By Andrew Sanford | News | October 3, 2025
I tried to read Stephen King’s IT when I was 12. The miniseries had been a source of dread for me for years, but at the age of ten, it stopped seeming so scary. I rented the VHS often, and then, when my aunt told me that the book was way better, I checked it out at the library. No muss, no fuss. I remember getting to a moment when one of the lead characters shoved their husband’s hand between their legs, and never got any farther.
It wasn’t that the particular scene made me feel a certain way. I didn’t even understand what was happening (nor did I grasp the wider, darker implications of what was going on). The main deterrent was that I was not a good reader. Making my way through school-assigned books was difficult enough. A 1200-page tome should have been inpenetrable to someone my age with my lack of attention span. But, above all else, I probably just shouldn’t have been reading it yet.

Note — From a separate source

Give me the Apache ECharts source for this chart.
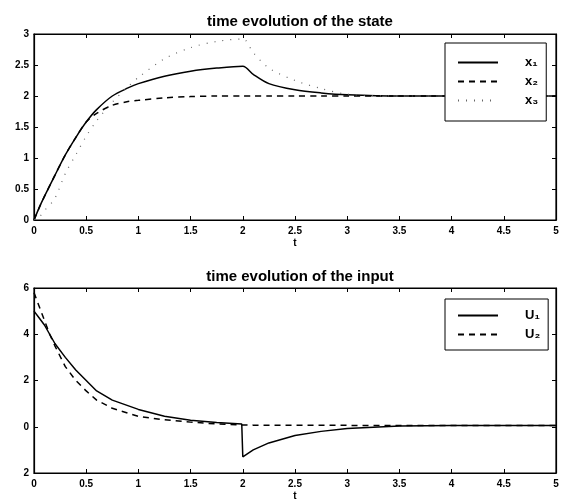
<!DOCTYPE html>
<html>
<head>
<meta charset="utf-8">
<script src="https://cdn.jsdelivr.net/npm/echarts@6/dist/echarts.min.js"></script>
<style>
html, body { margin: 0; padding: 0; background: #fff; }
#chart { width: 568px; height: 502px; }
</style>
</head>
<body>
<div id="chart"></div>
<script>
// state plot
var tState  = [0, 0.05, 0.1, 0.2, 0.3, 0.4, 0.5, 0.6, 0.75, 0.9, 1.0, 1.25, 1.5, 1.75, 2.0, 2.1, 2.25, 2.5, 2.75, 3.0, 3.5, 4.0, 5.0];
var x1 = [0, 0.2, 0.38, 0.72, 1.05, 1.33, 1.58, 1.78, 2.0, 2.13, 2.2, 2.32, 2.4, 2.45, 2.48, 2.35, 2.2, 2.1, 2.05, 2.02, 2.0, 2.0, 2.0];
var x2 = [0, 0.2, 0.38, 0.72, 1.05, 1.33, 1.58, 1.72, 1.85, 1.91, 1.93, 1.97, 1.99, 2.0, 2.0, 2.0, 2.0, 2.0, 2.0, 2.0, 2.0, 2.0, 2.0];
var x3 = [0, 0.05, 0.15, 0.35, 0.75, 1.05, 1.35, 1.6, 1.9, 2.15, 2.3, 2.6, 2.78, 2.88, 2.92, 2.7, 2.45, 2.25, 2.12, 2.03, 2.0, 2.0, 2.0];

// input plot
var tInput = [0, 0.05, 0.1, 0.15, 0.2, 0.3, 0.4, 0.5, 0.6, 0.75, 1.0, 1.25, 1.5, 1.75, 1.99, 2.0, 2.1, 2.25, 2.5, 2.75, 3.0, 3.5, 4.0, 5.0];
var u1 = [5.0, 4.7, 4.4, 4.0, 3.6, 3.0, 2.45, 2.0, 1.55, 1.15, 0.75, 0.45, 0.28, 0.18, 0.12, -1.3, -1.0, -0.7, -0.38, -0.2, -0.08, 0.03, 0.05, 0.05];
var u2 = [5.8, 5.2, 4.6, 4.0, 3.5, 2.6, 2.0, 1.55, 1.15, 0.8, 0.45, 0.3, 0.2, 0.12, 0.08, 0.08, 0.07, 0.07, 0.07, 0.07, 0.06, 0.05, 0.05, 0.05];

// tick labels as printed (the minus sign of -2 is lost in the original)
var inputTickLabels = { '-2': '2', '0': '0', '2': '2', '4': '4', '6': '6' };

function pairs(t, v) {
    var arr = [];
    for (var i = 0; i < t.length; i++) {
        arr.push([t[i], v[i]]);
    }
    return arr;
}

var font = 'Liberation Sans';
var lab = { color: '#000', fontFamily: font, fontWeight: 'bold', fontSize: 10 };
var frame = { onZero: false, lineStyle: { color: '#000', width: 1.2 } };
var tick = { show: true, inside: true, length: 4, lineStyle: { color: '#000' } };

function xAx(gi) {
    return {
        type: 'value', gridIndex: gi, min: 0, max: 5, interval: 0.5,
        name: 't', nameLocation: 'middle', nameGap: 18,
        nameTextStyle: { color: '#000', fontFamily: font, fontSize: 10, fontWeight: 'bold' },
        axisLine: frame, axisTick: tick,
        axisLabel: Object.assign({ margin: 6 }, lab),
        splitLine: { show: false }
    };
}
function xTop(gi) {
    return {
        type: 'value', gridIndex: gi, position: 'top', min: 0, max: 5, interval: 0.5,
        axisLine: frame, axisTick: tick,
        axisLabel: { show: false }, splitLine: { show: false }
    };
}
function yAx(gi, mn, mx, step, right, fmt) {
    return {
        type: 'value', gridIndex: gi, min: mn, max: mx, interval: step,
        position: right ? 'right' : 'left',
        axisLine: Object.assign({ show: true }, frame), axisTick: tick,
        axisLabel: right ? { show: false } : Object.assign({ margin: 5, formatter: fmt }, lab),
        splitLine: { show: false }
    };
}
function legendBox(names, top, pad, gap) {
    return {
        data: names, orient: 'vertical', left: 445, top: top, width: 98,
        padding: pad, itemGap: gap, itemWidth: 40, itemHeight: 12,
        itemStyle: { opacity: 0, borderWidth: 0 },
        borderColor: '#000', borderWidth: 1, backgroundColor: '#fff',
        textStyle: { fontFamily: font, fontSize: 13, color: '#000', fontWeight: 'bold', padding: [0, 0, 0, 22] }
    };
}

var myChart = echarts.init(document.getElementById('chart'));

var option = {
    animation: false,
    backgroundColor: '#fff',
    title: [
        { text: 'time evolution of the state', left: 295, top: 9, textAlign: 'center',
          textStyle: { fontFamily: font, fontSize: 15, fontWeight: 'bold', color: '#000' } },
        { text: 'time evolution of the input', left: 295, top: 264, textAlign: 'center',
          textStyle: { fontFamily: font, fontSize: 15, fontWeight: 'bold', color: '#000' } }
    ],
    legend: [
        legendBox(['x₁', 'x₂', 'x₃'], 43, [13, 8, 14, 12], 6),
        legendBox(['U₁', 'U₂'], 299, [10, 8, 9, 12], 6)
    ],
    grid: [
        { left: 34, right: 12, top: 34, height: 186, show: true, borderColor: '#000', borderWidth: 1.2 },
        { left: 34, right: 12, top: 288, height: 185, show: true, borderColor: '#000', borderWidth: 1.2 }
    ],
    xAxis: [xAx(0), xAx(1), xTop(0), xTop(1)],
    yAxis: [
        yAx(0, 0, 3, 0.5, false),
        yAx(1, -2, 6, 2, false, function (v) { return inputTickLabels[String(v)]; }),
        yAx(0, 0, 3, 0.5, true),
        yAx(1, -2, 6, 2, true)
    ],
    series: [
        { name: 'x₁', type: 'line', xAxisIndex: 0, yAxisIndex: 0, symbol: 'none', smooth: 0.3,
          lineStyle: { color: '#000', width: 1.5, type: 'solid' }, itemStyle: { color: '#000' },
          data: pairs(tState, x1) },
        { name: 'x₂', type: 'line', xAxisIndex: 0, yAxisIndex: 0, symbol: 'none', smooth: 0.3,
          lineStyle: { color: '#000', width: 1.5, type: [6, 5] }, itemStyle: { color: '#000' },
          data: pairs(tState, x2) },
        { name: 'x₃', type: 'line', xAxisIndex: 0, yAxisIndex: 0, symbol: 'none', smooth: 0.3,
          lineStyle: { color: '#666', width: 1.2, type: [1, 7] }, itemStyle: { color: '#666' },
          data: pairs(tState, x3) },
        { name: 'U₁', type: 'line', xAxisIndex: 1, yAxisIndex: 1, symbol: 'none',
          lineStyle: { color: '#000', width: 1.5, type: 'solid' }, itemStyle: { color: '#000' },
          data: pairs(tInput, u1) },
        { name: 'U₂', type: 'line', xAxisIndex: 1, yAxisIndex: 1, symbol: 'none',
          lineStyle: { color: '#000', width: 1.5, type: [6, 5] }, itemStyle: { color: '#000' },
          data: pairs(tInput, u2) }
    ]
};

myChart.setOption(option);
</script>
</body>
</html>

Everybody is different. I’ve already written about how I’m sharing spooky stuff with my kids, and how that may or may not be too early. Regardless, I can say pretty definitively in this moment that I would not let them read IT when they turn twelve. That’s far too soon to even understand some of the themes and scenes in that book, much less be exposed to them. To me, it makes sense that King is the most-banned author in the U.S.
First and foremost, understanding is not endorsement, and I’ll elaborate on this in a moment. A new report from PEN America suggests that King is the most-banned author in this country. The company says that of 6800 instances of books being banned last year, King was banned 206 times. They also noted that 80 percent of the bans came from Florida, Texas, and Tennessee, while Illinois, Maryland, and New Jersey banned almost nothing (Jersey strong, babyyyyy).
Seeing which three states do the most banning should tell you all you need to know. Book banning is a political tactic aimed at exposing students to as little of the real world as possible. It’s about control. Some books are banned because of the content of a single page, rather than just having a conversation about what that single page contains. And there lies the rub. I’m glad that I was allowed to carry around IT when I was younger. My mom checked it out for me, but we were not talking about it.
It’s a two-fold idea. You can’t just let your kids run around being exposed to every little thing without talking to them about it. There’s a pretty infamous scene in IT, and I don’t know how I would have handled reading it at twelve. I know for a fact that my mother wouldn’t have talked to me about it, but I also don’t think she even knew it was in the book. I both marvel at the idea that she let me read it, and am horrified by how little restriction I had.
But, at her core, I think my mom was just excited to see me reading. It didn’t matter that it was King. She just didn’t want to see me plopped in front of the TV for hours, which was often the case. I feel similarly with my kids. They’re nowhere close to reading on their own, but I’ve been reading them Goosebumps before bed, despite the protestation of a few other parents, and they love it. Their vocabulary is growing. It’s great, and hopefully creates a love of reading within them that I never had.
Stephen King isn’t for every age group. He isn’t even for every person. That doesn’t make his frequent banning any less ridiculous. If parents want to monitor their kids’ habits more closely than mine, I get it. That doesn’t mean restricting access for others. Doing that is only going to make them want to read it more. That said, you might get lucky and have them pick up an enormous book, get about 200 pages in, and then swiftly go back to their afternoon of Boy Meets World reruns.